CHISTI: Exactly. And she said...
MARTIN: And she said what?
CHISTI: ...And she said this is not ambiguous. This is unambiguous. And when the reading of her statute is unambiguous, then you must read the way you see it.
MARTIN: And she felt that the intent of Congress was clear, in her - She felt the intent of Congress was clear, as I read in the decision. How many people do we think will be affected by this? And if you don't mind - if you can, what gave rise to this to begin with? Who were the complainants, in this case?
CHISTI: Well, there were a set of plaintiffs in this case, and they all - cases got lumped. This is a case of a woman from Salvador who was sponsored by her father, and she arrived here as a married son and daughter. And she had a 13-year-old child when she was sponsored. And they arrived here. By the time she got her green card, which she, I think, got in 2005, he had turned more than 21. She applied on a different category for which he is now eligible, but the agency said, we'll grant you the application, but the priority date is a new one - the current date. And that kept him waiting for so many years. And there are about three or four similar cases all bundled together for this opinion.

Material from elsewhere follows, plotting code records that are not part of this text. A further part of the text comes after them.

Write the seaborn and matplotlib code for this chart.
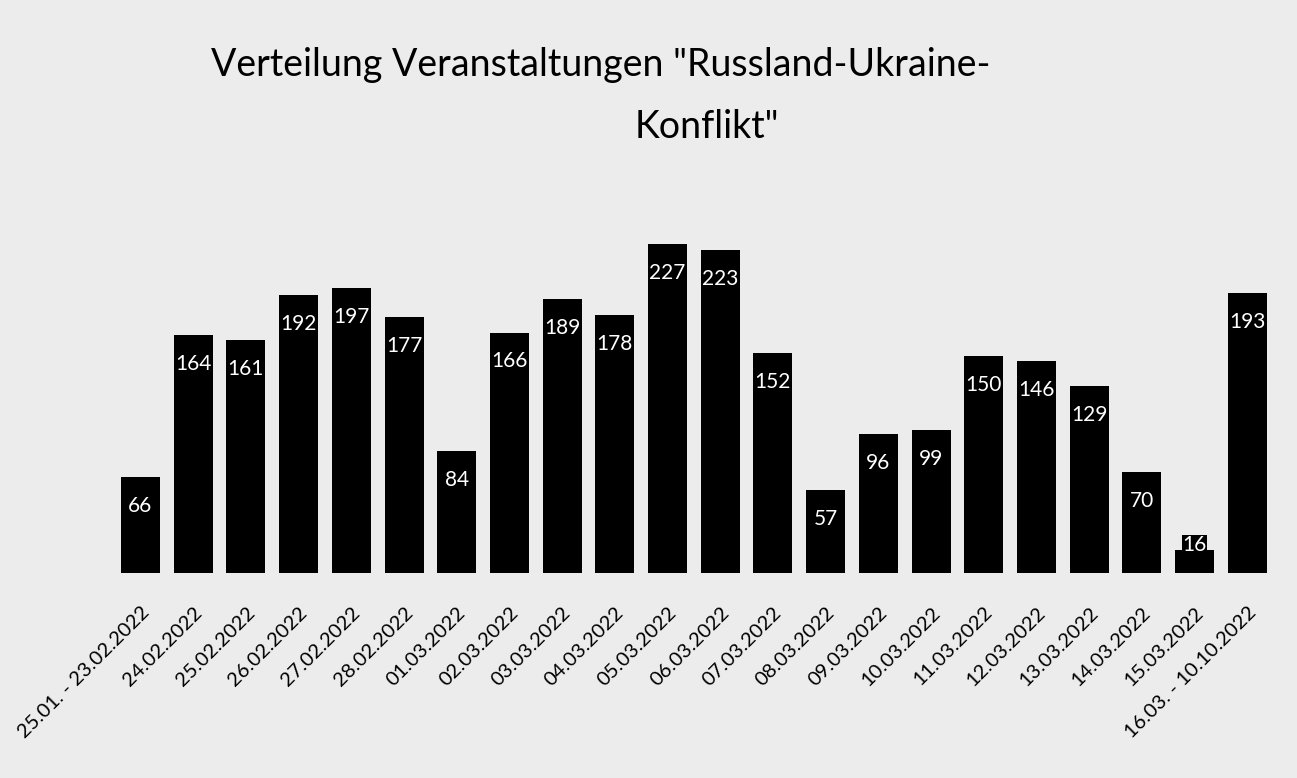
import matplotlib
matplotlib.use("Agg")
import matplotlib.pyplot as plt
import seaborn as sns
import pandas as pd

# Zeiträume / Tage
zeitraum = ["25.01. - 23.02.2022", "24.02.2022", "25.02.2022", "26.02.2022",
            "27.02.2022", "28.02.2022", "01.03.2022", "02.03.2022",
            "03.03.2022", "04.03.2022", "05.03.2022", "06.03.2022",
            "07.03.2022", "08.03.2022", "09.03.2022", "10.03.2022",
            "11.03.2022", "12.03.2022", "13.03.2022", "14.03.2022",
            "15.03.2022", "16.03. - 10.10.2022"]
# Anzahl Veranstaltungen
anzahl = [66, 164, 161, 192, 197, 177, 84, 166, 189, 178, 227, 223,
          152, 57, 96, 99, 150, 146, 129, 70, 16, 193]

title_line1 = 'Verteilung Veranstaltungen "Russland-Ukraine-'
title_line2 = 'Konflikt"'

df = pd.DataFrame({"zeitraum": zeitraum, "anzahl": anzahl})

sns.set_style("white")
plt.rcParams["font.family"] = ["Lato", "DejaVu Sans"]

fig = plt.figure(figsize=(12.97, 7.78), dpi=100, facecolor="#ececec")
ax = fig.add_axes([0.088, 0.2635, 0.894, 0.4655])
ax.set_facecolor("#ececec")

sns.barplot(data=df, x="zeitraum", y="anzahl", color="black",
            width=0.74, saturation=1, edgecolor="black", linewidth=0, ax=ax)

# Datenbeschriftungen innen am Ende, weiß auf schwarz
for i, v in enumerate(anzahl):
    ax.text(i, max(v - 20, 19), str(v), color="white", fontsize=15,
            ha="center", va="center",
            bbox=dict(facecolor="black", edgecolor="none", pad=0.5))

ax.set_ylim(0, 250)
ax.set_xlim(-0.5, len(zeitraum) - 0.5)
ax.set_yticks([])
ax.set_xlabel("")
ax.set_ylabel("")
for s in ax.spines.values():
    s.set_visible(False)
ax.tick_params(axis="x", length=0, pad=22)
plt.setp(ax.get_xticklabels(), rotation=45, ha="right",
         rotation_mode="anchor", fontsize=14.5, color="black")

fig.text(0.463, 0.916, title_line1, ha="center", va="center",
         fontsize=27, color="black")
fig.text(0.545, 0.837, title_line2, ha="center", va="center",
         fontsize=27, color="black")

fig.savefig("out.png", dpi=100, facecolor=fig.get_facecolor())
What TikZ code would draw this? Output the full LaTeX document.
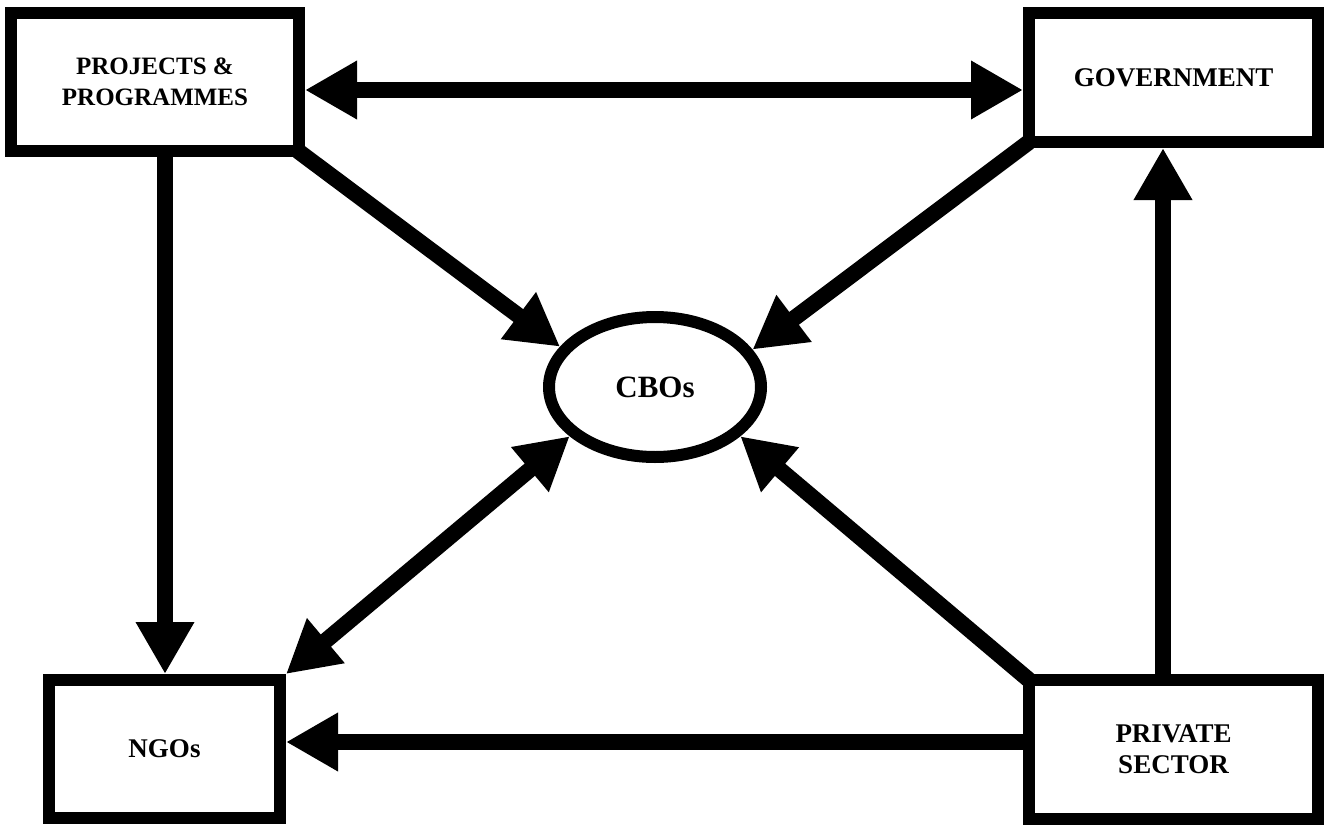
\documentclass[tikz,border=0pt]{standalone}
\usepackage{fontspec}
\setmainfont{Liberation Serif}
\usetikzlibrary{arrows.meta,shapes.geometric,calc}
\pgfdeclarelayer{background}
\pgfsetlayers{background,main}
\tikzset{
  box/.style={draw, line width=12pt, fill=white, align=center, inner sep=0pt, rectangle},
  arr/.style={line width=16pt, -{Triangle[length=52pt,width=55pt]}},
  dbl/.style={line width=16pt, {Triangle[length=52pt,width=55pt]}-{Triangle[length=52pt,width=55pt]}},
}
\begin{document}
\begin{tikzpicture}[x=1pt,y=-1pt]
\useasboundingbox (0,0) rectangle (1324,824);
\node[box, minimum width=288pt, minimum height=138pt, font=\fontsize{25}{31}\selectfont\bfseries] (p) at (155,82) {PROJECTS \&\\PROGRAMMES};
\node[box, minimum width=289pt, minimum height=129pt, font=\fontsize{27}{31}\selectfont\bfseries] (g) at (1173.5,77.5) {GOVERNMENT};
\node[box, minimum width=231pt, minimum height=138pt, font=\fontsize{27}{31}\selectfont\bfseries] (n) at (164.5,749) {NGOs};
\node[box, minimum width=289pt, minimum height=139pt, font=\fontsize{27}{31}\selectfont\bfseries] (s) at (1173.5,749.5) {PRIVATE\\SECTOR};
\node[draw, ellipse, line width=12pt, fill=white, inner sep=0pt, minimum width=212pt, minimum height=140pt, font=\fontsize{31}{35}\selectfont\bfseries] (c) at (655,387) {CBOs};
\coordinate (h1) at (0,90);
\coordinate (h2) at (0,742);
\coordinate (v1) at (165,0);
\coordinate (v2) at (1163,0);
\begin{pgfonlayer}{background}
\draw[dbl] (p.east |- h1) -- (g.west |- h1);
\draw[arr] (p.south -| v1) -- (n.north -| v1);
\draw[arr] (s.north -| v2) -- (g.south -| v2);
\draw[arr] (s.west |- h2) -- (n.east |- h2);
\draw[arr] ([shift={(-7pt,6pt)}]p.south east) -- (c.157);
\draw[arr] ([shift={(6pt,6pt)}]g.south west) -- (c.21);
\draw[arr] ([shift={(6pt,-6pt)}]s.north west) -- (c.330);
\draw[dbl] (n.north east) -- (c.210);
\end{pgfonlayer}
\end{tikzpicture}
\end{document}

MARTIN: What is the effect of this now, do you think? Do we know how many people are affected by this?
CHISTI: We don't know. No one knows exact numbers. But it's in thousands, if not in hundreds of thousands because the backlog for number of these categories has been so long, the people have been sort of waiting and cooking in their priority lines. And therefore, you know, those who got off the 21 - they automatically were affected by this. I think the interesting here is that the four members of the Senate who were part of the writing of the law in 2002, which changed the definition of how you age out - they said that Congress really did not intend what the vote of them Christian appeals held, and basically Justice Kagan said if you meant to say differently, you should just written it much more clearly.
MARTIN: To that end - we have about a minute left. Is there a congressional solution possible? Is a legislation solution in the offing here?
CHISTI: Yes. Since this case has been cooking for some time, there was a fix for the statute really in the big immigration bill that Senate passed last year. That would also remedy the situation. As you know, Senate passed the bill, and there's no house action. So there's no law to change it. But that's the hope in the future.
MARTIN: Muzaffar Chisti is the director of Migration Policy - The Migration Policy Institute's office at New York University School of Law, and he was kind enough to join us in our bureau in New York. Professor Chisti, thanks so much was for speaking with us.